Yeah. I believe it's a one time thing.



Basel said:


> I just realized Kobe has 0 turnovers tonight. That's a rare feat, no?


Yeah. It's like he either commits too many TOs or doesn't at all. llullz


----------



## MojoPin (Oct 10, 2008)

I've always been a fan of Duhon (those Duke teams were classic). Darius Morris is making us all look like fools. I never expected this amount of production from him.


----------



## MojoPin (Oct 10, 2008)

Great pass by Dwight. He's a much better passer than Drew.


----------



## Cajon (Nov 1, 2012)

MojoPin said:


> I've always been a fan of Duhon (those Duke teams were classic). Darius Morris is making us all look like fools. I never expected this amount of production from him.


Well, aside from the athleticism, he always had it (potential) in him.


----------



## Basel (Mar 31, 2005)

What happens when Nash gets back? Does Morris get 0 minutes because of Steve Blake?


----------



## Cajon (Nov 1, 2012)

MojoPin said:


> Great pass by Dwight. He's a much better passer than Drew.


Yeah. An aspect of his game he improved last year.


----------



## Cajon (Nov 1, 2012)

Basel said:


> What happens when Nash gets back? Does Morris get 0 minutes because of Steve Blake?


I hope not but Blake's been playing great too so it's definitely a dilemna. :sigh:


----------



## Cajon (Nov 1, 2012)

Meeks' proving Brown right in benching him. llullz


----------



## Cajon (Nov 1, 2012)

Kobe, MWP and Pau back in?


----------



## Basel (Mar 31, 2005)

I don't mind when the starters are put back in.
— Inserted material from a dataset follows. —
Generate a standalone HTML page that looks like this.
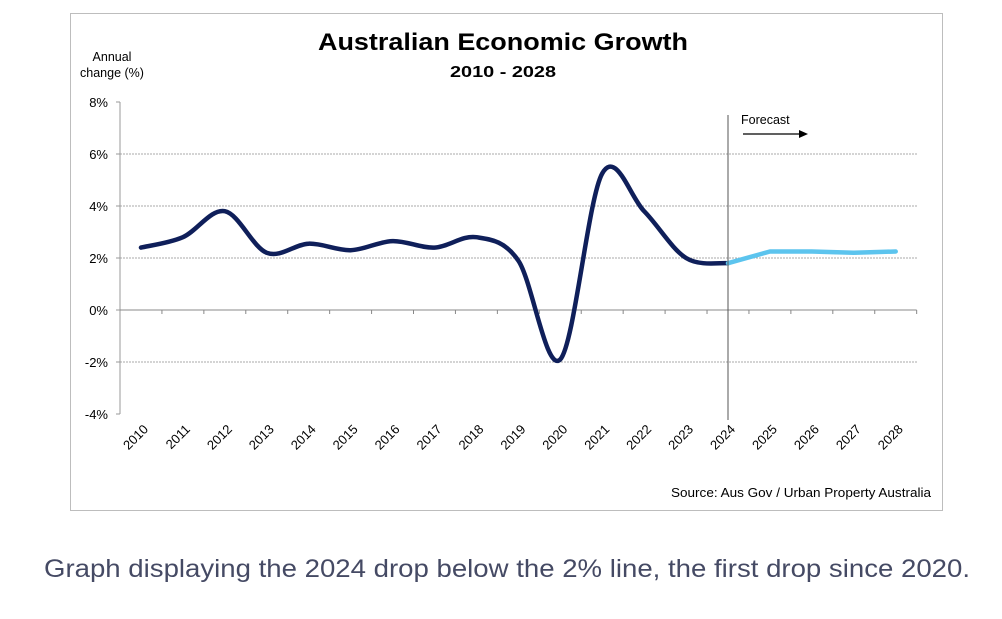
<!DOCTYPE html>
<html><head><meta charset="utf-8"><style>
body{margin:0;background:#fff;width:1002px;height:614px;overflow:hidden;font-family:"Liberation Sans",sans-serif}
</style></head><body>
<svg width="1002" height="614" xmlns="http://www.w3.org/2000/svg">
<rect x="70.5" y="13.5" width="872" height="497" fill="#fff" stroke="#bdbdbd"/>
<text x="318" y="50" textLength="370" lengthAdjust="spacingAndGlyphs" font-size="24" font-weight="bold" fill="#000">Australian Economic Growth</text>
<text x="450" y="77" textLength="106" lengthAdjust="spacingAndGlyphs" font-size="16" font-weight="bold" fill="#000">2010 - 2028</text>
<text x="112" y="61" text-anchor="middle" font-size="12.5" fill="#000">Annual</text>
<text x="112" y="77" text-anchor="middle" font-size="12.5" fill="#000">change (%)</text>
<g id="grid"></g><g id="axes"></g><g id="series"></g>
<line x1="728" y1="115" x2="728" y2="420" stroke="#555" stroke-width="1"/>
<text x="741" y="124" font-size="12.5" fill="#000">Forecast</text>
<line x1="743" y1="134" x2="800" y2="134" stroke="#000" stroke-width="1.2"/>
<polygon points="799,130 808,134 799,138" fill="#000"/>
<text x="671" y="497" textLength="260" lengthAdjust="spacingAndGlyphs" font-size="13" fill="#000">Source: Aus Gov / Urban Property Australia</text>
<text x="44" y="577" textLength="926" lengthAdjust="spacingAndGlyphs" font-size="25" fill="#454a64">Graph displaying the 2024 drop below the 2% line, the first drop since 2020.</text>
</svg>
<script>
const years=[2010,2011,2012,2013,2014,2015,2016,2017,2018,2019,2020,2021,2022,2023,2024,2025,2026,2027,2028];
const actual=[2.4,2.8,3.8,2.2,2.55,2.3,2.65,2.4,2.8,1.9,-1.9,5.25,3.8,2.0,1.8];
const forecast=[1.8,2.25,2.25,2.2,2.25];
const yTicks=[8,6,4,2,0,-2,-4];
const NS="http://www.w3.org/2000/svg";
const x0=120,band=41.93;
const xs=i=>x0+band*(i+0.5);
const ys=v=>310-26*v;
function mk(t,a,p){const e=document.createElementNS(NS,t);for(const k in a)e.setAttribute(k,a[k]);p.appendChild(e);return e;}
const grid=document.getElementById('grid'),axes=document.getElementById('axes'),ser=document.getElementById('series');
yTicks.forEach(v=>{
  if(v!==8&&v!==0&&v!==-4){const g=mk('line',{x1:x0,x2:918,y1:ys(v),y2:ys(v),stroke:'#aaa','stroke-dasharray':'2,1'},grid);
  
  }
  const t=mk('text',{x:x0-12,y:ys(v)+5,'text-anchor':'end','font-size':13,fill:'#000'},axes);t.textContent=v+'%';
  
  
  mk('line',{x1:x0-4,x2:x0,y1:ys(v),y2:ys(v),stroke:'#999'},axes);
});
const ya=mk('line',{x1:x0,x2:x0,y1:ys(8),y2:ys(-4),stroke:'#999'},axes);


const xa=mk('line',{x1:x0,x2:x0+band*years.length,y1:ys(0),y2:ys(0),stroke:'#888'},axes);


years.forEach((y,i)=>{
  mk('line',{x1:x0+band*(i+1),x2:x0+band*(i+1),y1:ys(0),y2:ys(0)+4,stroke:'#888'},axes);
  const cx=xs(i)+8,cy=430;
  const t=mk('text',{x:cx,y:cy,'text-anchor':'end','font-size':13,fill:'#000',transform:`rotate(-45 ${cx} ${cy})`},axes);
  t.textContent=y;
  
  
});
function smooth(pts){let d=`M${pts[0][0]},${pts[0][1]}`;for(let i=0;i<pts.length-1;i++){const p0=pts[i-1]||pts[i],p1=pts[i],p2=pts[i+1],p3=pts[i+2]||p2;
 const c1=[p1[0]+(p2[0]-p0[0])/6,p1[1]+(p2[1]-p0[1])/6],c2=[p2[0]-(p3[0]-p1[0])/6,p2[1]-(p3[1]-p1[1])/6];
 d+=` C${c1[0]},${c1[1]} ${c2[0]},${c2[1]} ${p2[0]},${p2[1]}`;}return d;}
const ap=actual.map((v,i)=>[xs(i),ys(v)]);
const l1=mk('path',{d:smooth(ap),fill:'none',stroke:'#0f1f5a','stroke-width':4.5,'stroke-linecap':'round','stroke-linejoin':'round'},ser);


const off=actual.length-1;
const fp=forecast.map((v,i)=>`${xs(i+off)},${ys(v)}`).join(' ');
const l2=mk('polyline',{points:fp,fill:'none',stroke:'#5cc4ee','stroke-width':4.5,'stroke-linecap':'round','stroke-linejoin':'round'},ser);


</script>
</body></html>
It's to prove a point to the bench that if they don't play well, even in a blowout, they will be taken out. It'll make them better.


----------



## Basel (Mar 31, 2005)

Jimmer Fredette is on fire.


----------



## Cajon (Nov 1, 2012)

It's raining jumpers.


----------



## Basel (Mar 31, 2005)

And of course I jinxed Kobe as he now has two turnovers.


----------



## Cajon (Nov 1, 2012)

Basel said:


> I don't mind when the starters are put back in. It's to prove a point to the bench that if they don't play well, even in a blowout, they will be taken out. It'll make them better.


Yeah. I agree to a degree. Phil method of leaving them out their to learn on their own's still in me, I guess.



Basel said:


> Jimmer Fredette is on fire.


Everybody's on fire. llullz


----------



## MojoPin (Oct 10, 2008)

I'm gonna miss Bickerstaff. The guy is awesome. Much respect.


----------



## Basel (Mar 31, 2005)

Luke said:


> Dwight needs to put up 20/20 tonight.


Close enough. 23/18.


----------



## Basel (Mar 31, 2005)

Even Earl Clark is getting in on the scoring!


----------



## King Sancho Fantastic (Jul 19, 2005)

Holy shit!! A winning streak!!


----------



## Eternal (Sep 7, 2005)

Great win for Lakers tonight!


----------



## Basel (Mar 31, 2005)

Next is our biggest challenge so far in San Antonio.


----------



## Cajon (Nov 1, 2012)

Great win!


----------



## Cajon (Nov 1, 2012)

Have a great night, guys! Peace out!


----------



## Cris (Jun 18, 2003)

> Kobe on Bickerstaff: "He's good. He's getting the f--- out of the way."
> https://twitter.com/ArashMarkazi/status/267863827788468224


Um...


----------



## Jamel Irief (May 19, 2002)

Are you kidding me? No way even Kobe is that ****ing (hopefully the filter caught that) stupid?


----------



## Luke (Dec 7, 2008)

Basel said:


> Close enough. 23/18.


Good enough for me.


----------



## MojoPin (Oct 10, 2008)

Jamel Irief said:


> Are you kidding me? No way even Kobe is that ****ing (hopefully the filter caught that) stupid?


The media is going to blow this out of proportion. I think what Kobe meant is that Bickerstaff doesn't micro-manage the team. He trusts the guys enough to step aside and let them do their thing, whereas Brown was always talking, talking, talking.


----------



## Basel (Mar 31, 2005)

That's how I took it. I thought it was pretty obvious.


----------



## Pinball (Aug 3, 2002)

Basel said:


> That's how I took it. I thought it was pretty obvious.


Yeah, I never really though any differently until Jamel's post. That being said, who needs Phil is the coach just has to get the **** out of the way? Kidding of course...


----------